Today, the Centre also has a public YouTube channel where a global audience can learn about the Holocaust through the video testimonies of survivors. As part of our continuing efforts to assure that the voices of survivors are heard, a remarkable partnership with the USC Shoah Foundation and the Toronto Neuberger Holocaust Education Centre now offers public access to over 1,250 newly digitized survivor testimonies from across Canada, and a total of 53,000 genocide survivor testimonies. As stated so eloquently by Elie Wiesel,”To hear a witness is to become one.” These voices will influence the future, as millions can better understand the consequences of hate and antisemitism.

Over 60% of Museum visitors come with school groups, with close to 10,000 students and teachers visiting yearly. Students come from over 50 French and English school boards, from across Quebec, Ontario, the Maritimes and the northeastern United States. In total, about 17,000 visitors from all backgrounds and walks of life, visit the Museum yearly.

The Museum’s collection of precious objects and recorded oral histories of Holocaust survivors has also grown. It now contains over 12,000 artefacts, of which 85% are digitized, a notable accomplishment to assure the long term preservation of this precious, irreplaceable legacy. Over 4,411 are now accessible to the public through the Canadian Jewish Heritage Network (www.cjhn.ca).

The Centre continues to offer visitors the opportunity to hear in-person accounts and interact with Holocaust survivors. Even in 2016, over 11,000 people were able to hear Montreal survivors transform their private memories into public history. The public thus understands their responsibility to promote respect for human dignity and diversity.

The Centre has other responsibilities related to memory and commemoration. Close to 2,000 people take part, every year, in services organized, including Yom Hashoah and Kristallnacht. The Centre also marks January 27th, recognized by the United Nations in 2005 as International Holocaust Remembrance Day, with an educational event.
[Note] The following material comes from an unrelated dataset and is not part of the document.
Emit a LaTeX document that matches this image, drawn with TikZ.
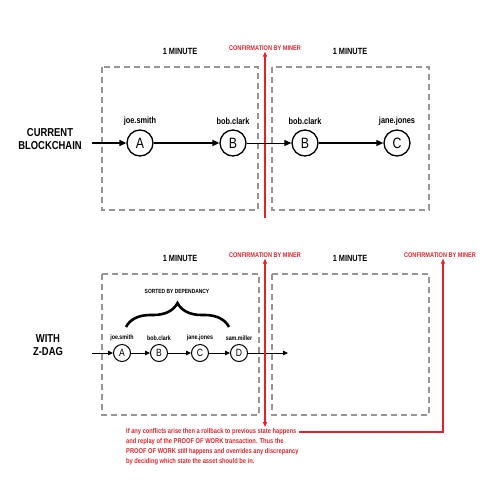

Our Holocaust education work takes many forms. In congruence with objectives from its inception, the MHMC organizes public cultural and educational events throughout the year, related to the Holocaust and contemporary human rights issues, attracting nearly 6,000 people a year, from all communities. Multiple partnerships with universities, public institutions, and communities affected by genocide, community organizations and others committed to assuring respect for diversity and willing to work against discrimination and hate, assure the reach and success of these events. An interactive exhibition, United Against Genocide, was launched in June 2013 with the Armenian, Cambodian and Rwandan communities. Two travelling exhibits, developed in 2016, bring the history of the Holocaust and genocide to communities across the country.

In 2007, the MHMC developed “Hana’s Suitcase” a pedagogical tool which has since been used by nearly 13,000 students from both English and French schools. Since then, the Centre has developed three other complete pedagogical programs: “The Heart from Auschwitz,” “Draw me the Story…the Jews of the Netherlands” and “Intervention: Exploring the Evidence, the Holocaust and the Cambodian Genocide,” which are targeted to students of different grade levels. These and other tools and background documents to facilitate Holocaust education and the links with current day issues are offered to teachers free of charge, and are available on the Centre’s website, www.mhmc.ca or on loan from the Centre. One such activity, “Letters of the Holocaust,” a series of letters from our collection, was used theatrically by a school from as far as Togo to mark Holocaust Remembrance Day! Special training programs, workshops and conferences organized for teachers, help them integrate both knowledge and the moral and emotional issues raised by Holocaust education and its links to today.

The Montreal Holocaust Memorial Centre truly brings the past to the present, and helps the public reach forward to the future. All this is made possible through the stable support of Federation CJA, since the Centre’s inception.